Newark’s winning rally in the ninth started with a Jake Kruser single to lead off the inning. After Mitchell Kruser reached on an error and Ethan Jeffers was hit by a pitch to load the bases, Luke Hauge drove in pinch runner Logan Benesh with a sacrifice fly to center. Tegan Kruser added an insurance run with a single to left.

“The Krusers, Jake’s been playing injured and he comes in and gets a big base hit,” Newark coach Josh Cooper said. “He had a base hit in the earlier innings. Can’t say enough nice things about that entire family. Our team, they came through in the spotlight.”

Newman (16-9) had a chance to answer. After Reibel retired the first two Comets in the bottom of the ninth and ran into his pitch limit, Hauge came on in relief, but walked Grant Koerner and Kory Mullen, then fell behind Kyle Wolfe 2-0 before Cooper made another pitching change. On came Jared Slivka, who got Wolfe to foul off the first pitch and swing and miss at the next two for a game-ending strikeout.

“I actually thought we were going to win there at the end; I was looking for Kyle to have a hit and then Jake [Ackman] to win the game for us,” Kenny Koerner said. “That’s been us all year. We’ve been gritty.”

Neither team could get much offense going.

Newman struck first when Brennan Cook hit an RBI single up the middle in the second inning to drive in Nolan Britt.

Newark answered with a run in the top of the third when Mitchell Kruser and Hauge executed a double steal to score Kruser from third. The Norsemen took the lead an inning later as Jeffers drove in Lucas Pasakarnis with a single.

That 2-1 Norseman lead lasted until the bottom of that inning, when Grant Koerner doubled to right to score Cook.

Both teams added runs in the sixth. The Norsemen got a leadoff double from Reibel, and he scored when Jake Kruser singled.

“He threw me a curveball the first pitch and I kind of expected it, then he threw me a fastball low to try to get me to chase something,” Reibel said. “Then he threw a curveball right down the middle and I just barreled it. It felt great. I got on second and got so excited. I thought that’d be the game-winning run. It turned out not to be.”

That lead also disappeared quickly. Kyle Tunink reached on a two-out error and scored when Cook blooped a singled just beyond the glove of Tegan Kruser trying to make a diving catch on a ball in shallow left.

There were missed opportunities for both teams. Both had runners on in the first but could not capitalize. Tegan Kruser reached on an error to open the top of the first, but got erased when Newman turned a strike-’em-out, throw-’em-out double play.

In the bottom of the first, Kyle Wolfe reached on an infield single and a throwing error, and went to third on a wild pitch. On another wild pitch, he broke for home, but the ball bounded off the cement backstop directly back to Newark’s catcher, Pasakarnis, and the Norsemen were able to catch him in a rundown between third and home for the final out of the inning.

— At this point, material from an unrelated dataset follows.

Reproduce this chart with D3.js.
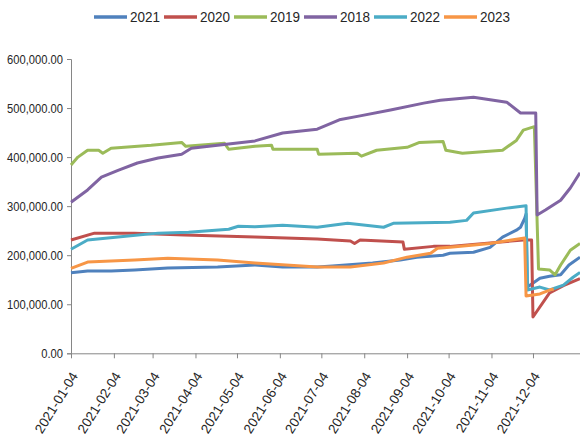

In the bottom of the second, after Cook had driven in Britt, Newman had runners on first and second with one out and a chance to add more, but a popped up bunt back to Reibel and a strikeout ended that threat. Newark also turned a 4-6-3 double play after Kyle Wolfe had led off the fifth with a single, and another double play to end the seventh.

Newark (26-1), meanwhile, had the bases loaded in the fourth and Blake Wolfe worked out of it with a grounder to short. Pasakarnis then led off the eighth with a single to right, but Ethan Van Landuit threw him out trying to steal second.

“Just staying within myself and trusting my teammates,” Blake Wolfe said. “I knew when it came down to it, our team was going to make the plays, and they did, for the most part, behind me today.”

Newark advances to play Father McGivney in a state semifinal at 10 a.m. Thursday at Illinois State, a pretty big jump from the 10-10 campaign in 2019 for a team in the midst of its first 20-win season since 2007.

“We’ve won one regional in our history, so it’s just been a miracle season for us,” Reibel said. “Me and Joe [Martin], we go out and pitch, we’ve scored so many runs over the season, and we don’t have a lot of errors.”